§ **Written task**
Copy out the listing that follows, exact in every word, and skip the images.

§ **Recorded information**
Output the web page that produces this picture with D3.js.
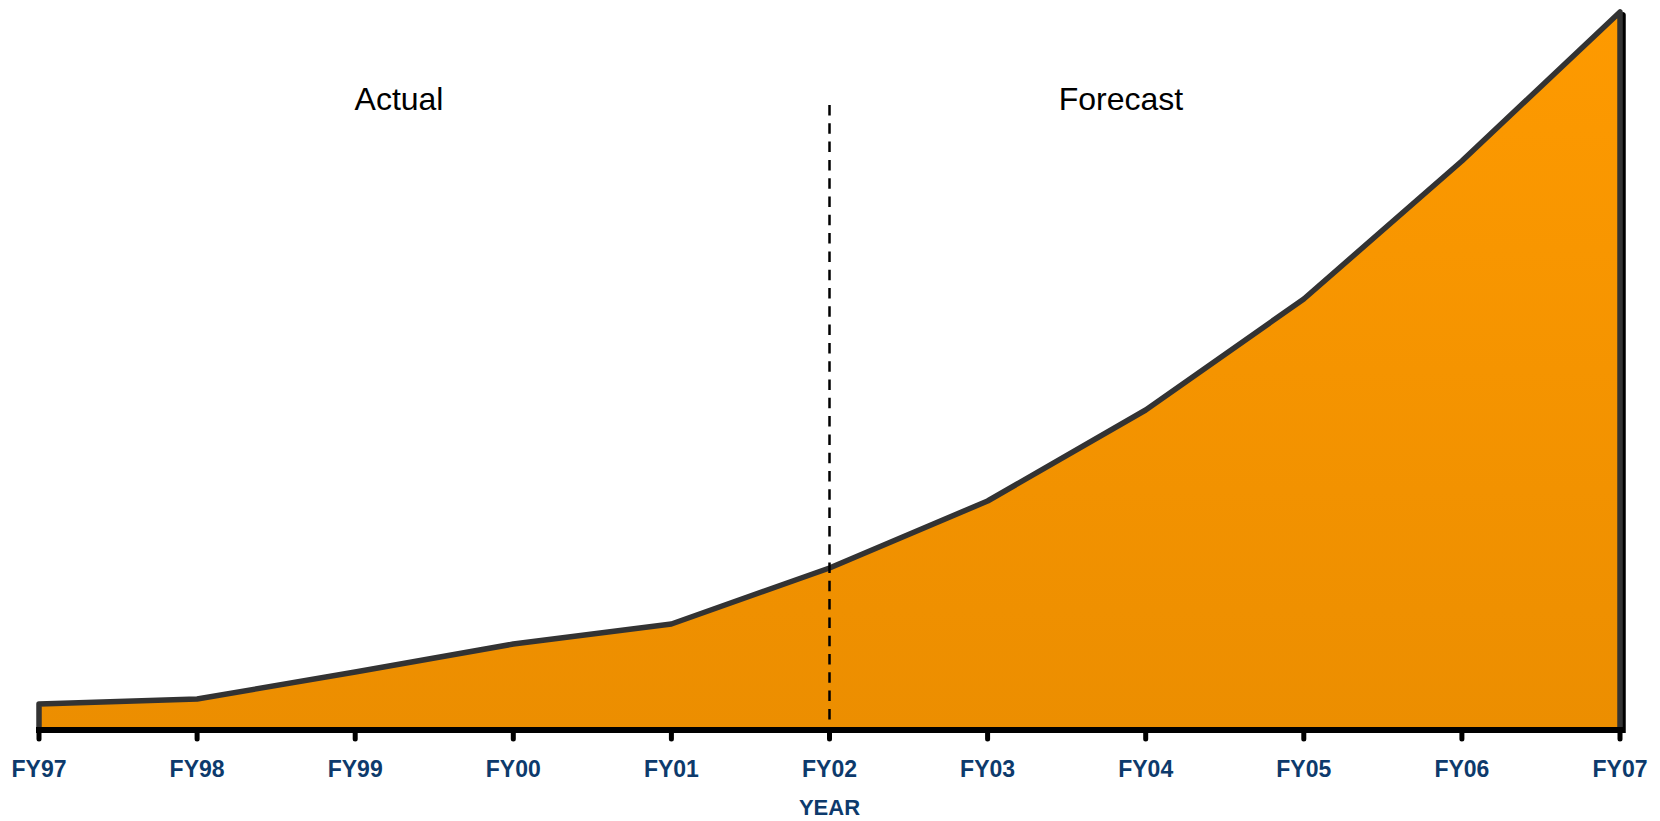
<!DOCTYPE html>
<html>
<head>
<meta charset="utf-8">
<script src="https://cdn.jsdelivr.net/npm/d3@7"></script>
<style>
  html, body { margin: 0; padding: 0; background: #ffffff; }
  svg { display: block; }
</style>
</head>
<body>
<svg id="chart" width="1660" height="821"></svg>
<script>
// Fiscal years shown on the x axis
const years = ["FY97", "FY98", "FY99", "FY00", "FY01", "FY02", "FY03", "FY04", "FY05", "FY06", "FY07"];
// Yearly values (actual through FY02, forecast afterwards)
const values = [2.6, 3.1, 5.8, 8.6, 10.6, 16.2, 22.9, 32.0, 43.1, 56.9, 71.8];
// Year where actuals end and the forecast begins
const splitYear = "FY02";
const sectionLabels = ["Actual", "Forecast"];
const axisTitle = "YEAR";

const svg = d3.select("#chart");

const x = d3.scalePoint().domain(years).range([39, 1620]);
const y = d3.scaleLinear().domain([0, 72]).range([730, 10]);

const defs = svg.append("defs");
const grad = defs.append("linearGradient")
  .attr("id", "fillGrad")
  .attr("gradientUnits", "userSpaceOnUse")
  .attr("x1", 0).attr("y1", y(72)).attr("x2", 0).attr("y2", y(0));
grad.append("stop").attr("offset", "0%").attr("stop-color", "#fe9a00");
grad.append("stop").attr("offset", "100%").attr("stop-color", "#ec8e00");

const pts = years.map((d, i) => [x(d), y(values[i])]);

const area = d3.area()
  .x((d, i) => x(years[i]))
  .y0(y(0))
  .y1(d => y(d));

// Closed outline: up the left edge, along the series, down the right edge
const outline = d3.line()([[x(years[0]), y(0)], ...pts, [x(years[years.length - 1]), y(0)]]);

// Drop shadow of the outline
svg.append("path")
  .attr("d", outline)
  .attr("transform", "translate(3,3)")
  .attr("fill", "none")
  .attr("stroke", "#000")
  .attr("stroke-width", 5.5)
  .attr("stroke-linejoin", "round");

svg.append("path")
  .attr("d", area(values))
  .attr("fill", "url(#fillGrad)");

svg.append("path")
  .attr("d", outline)
  .attr("fill", "none")
  .attr("stroke", "#333333")
  .attr("stroke-width", 5.5)
  .attr("stroke-linejoin", "round");

// Dashed divider between actual and forecast
svg.append("line")
  .attr("x1", x(splitYear)).attr("x2", x(splitYear))
  .attr("y1", 105).attr("y2", y(0))
  .attr("stroke", "#000")
  .attr("stroke-width", 2.5)
  .attr("stroke-dasharray", "10.5,7.8");

// X axis
const axisG = svg.append("g").attr("transform", `translate(0,${y(0)})`);
axisG.append("line")
  .attr("x1", x(years[0]) - 3).attr("x2", x(years[years.length - 1]) + 3)
  .attr("y1", 0).attr("y2", 0)
  .attr("stroke", "#000").attr("stroke-width", 6);
axisG.selectAll(".tick")
  .data(years)
  .join("line")
  .attr("class", "tick")
  .attr("x1", d => x(d)).attr("x2", d => x(d))
  .attr("y1", 0).attr("y2", 9)
  .attr("stroke", "#000")
  .attr("stroke-width", 5)
  .attr("stroke-linecap", "round");
axisG.selectAll(".tlabel")
  .data(years)
  .join("text")
  .attr("class", "tlabel")
  .attr("x", d => x(d))
  .attr("y", 47)
  .attr("text-anchor", "middle")
  .attr("font-family", "Liberation Sans, Arial, sans-serif")
  .attr("font-weight", "bold")
  .attr("font-size", 23)
  .attr("fill", "#0d3a6c")
  .text(d => d);

svg.append("text")
  .attr("x", x(splitYear))
  .attr("y", 815)
  .attr("text-anchor", "middle")
  .attr("font-family", "Liberation Sans, Arial, sans-serif")
  .attr("font-weight", "bold")
  .attr("font-size", 22)
  .attr("fill", "#0d3a6c")
  .text(axisTitle);

// Section headings
svg.selectAll(".section")
  .data(sectionLabels)
  .join("text")
  .attr("class", "section")
  .attr("x", (d, i) => i === 0 ? 399 : 1121)
  .attr("y", 110)
  .attr("text-anchor", "middle")
  .attr("font-family", "Liberation Sans, Arial, sans-serif")
  .attr("font-size", 32)
  .attr("fill", "#000")
  .text(d => d);
</script>
</body>
</html>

§ **Task output**
Output the web page that produces this picture with D3.js.
<!DOCTYPE html>
<html>
<head>
<meta charset="utf-8">
<script src="https://cdn.jsdelivr.net/npm/d3@7"></script>
<style>
  html, body { margin: 0; padding: 0; background: #ffffff; }
  svg { display: block; }
</style>
</head>
<body>
<svg id="chart" width="1660" height="821"></svg>
<script>
// Fiscal years shown on the x axis
const years = ["FY97", "FY98", "FY99", "FY00", "FY01", "FY02", "FY03", "FY04", "FY05", "FY06", "FY07"];
// Yearly values (actual through FY02, forecast afterwards)
const values = [2.6, 3.1, 5.8, 8.6, 10.6, 16.2, 22.9, 32.0, 43.1, 56.9, 71.8];
// Year where actuals end and the forecast begins
const splitYear = "FY02";
const sectionLabels = ["Actual", "Forecast"];
const axisTitle = "YEAR";

const svg = d3.select("#chart");

const x = d3.scalePoint().domain(years).range([39, 1620]);
const y = d3.scaleLinear().domain([0, 72]).range([730, 10]);

const defs = svg.append("defs");
const grad = defs.append("linearGradient")
  .attr("id", "fillGrad")
  .attr("gradientUnits", "userSpaceOnUse")
  .attr("x1", 0).attr("y1", y(72)).attr("x2", 0).attr("y2", y(0));
grad.append("stop").attr("offset", "0%").attr("stop-color", "#fe9a00");
grad.append("stop").attr("offset", "100%").attr("stop-color", "#ec8e00");

const pts = years.map((d, i) => [x(d), y(values[i])]);

const area = d3.area()
  .x((d, i) => x(years[i]))
  .y0(y(0))
  .y1(d => y(d));

// Closed outline: up the left edge, along the series, down the right edge
const outline = d3.line()([[x(years[0]), y(0)], ...pts, [x(years[years.length - 1]), y(0)]]);

// Drop shadow of the outline
svg.append("path")
  .attr("d", outline)
  .attr("transform", "translate(3,3)")
  .attr("fill", "none")
  .attr("stroke", "#000")
  .attr("stroke-width", 5.5)
  .attr("stroke-linejoin", "round");

svg.append("path")
  .attr("d", area(values))
  .attr("fill", "url(#fillGrad)");

svg.append("path")
  .attr("d", outline)
  .attr("fill", "none")
  .attr("stroke", "#333333")
  .attr("stroke-width", 5.5)
  .attr("stroke-linejoin", "round");

// Dashed divider between actual and forecast
svg.append("line")
  .attr("x1", x(splitYear)).attr("x2", x(splitYear))
  .attr("y1", 105).attr("y2", y(0))
  .attr("stroke", "#000")
  .attr("stroke-width", 2.5)
  .attr("stroke-dasharray", "10.5,7.8");

// X axis
const axisG = svg.append("g").attr("transform", `translate(0,${y(0)})`);
axisG.append("line")
  .attr("x1", x(years[0]) - 3).attr("x2", x(years[years.length - 1]) + 3)
  .attr("y1", 0).attr("y2", 0)
  .attr("stroke", "#000").attr("stroke-width", 6);
axisG.selectAll(".tick")
  .data(years)
  .join("line")
  .attr("class", "tick")
  .attr("x1", d => x(d)).attr("x2", d => x(d))
  .attr("y1", 0).attr("y2", 9)
  .attr("stroke", "#000")
  .attr("stroke-width", 5)
  .attr("stroke-linecap", "round");
axisG.selectAll(".tlabel")
  .data(years)
  .join("text")
  .attr("class", "tlabel")
  .attr("x", d => x(d))
  .attr("y", 47)
  .attr("text-anchor", "middle")
  .attr("font-family", "Liberation Sans, Arial, sans-serif")
  .attr("font-weight", "bold")
  .attr("font-size", 23)
  .attr("fill", "#0d3a6c")
  .text(d => d);

svg.append("text")
  .attr("x", x(splitYear))
  .attr("y", 815)
  .attr("text-anchor", "middle")
  .attr("font-family", "Liberation Sans, Arial, sans-serif")
  .attr("font-weight", "bold")
  .attr("font-size", 22)
  .attr("fill", "#0d3a6c")
  .text(axisTitle);

// Section headings
svg.selectAll(".section")
  .data(sectionLabels)
  .join("text")
  .attr("class", "section")
  .attr("x", (d, i) => i === 0 ? 399 : 1121)
  .attr("y", 110)
  .attr("text-anchor", "middle")
  .attr("font-family", "Liberation Sans, Arial, sans-serif")
  .attr("font-size", 32)
  .attr("fill", "#000")
  .text(d => d);
</script>
</body>
</html>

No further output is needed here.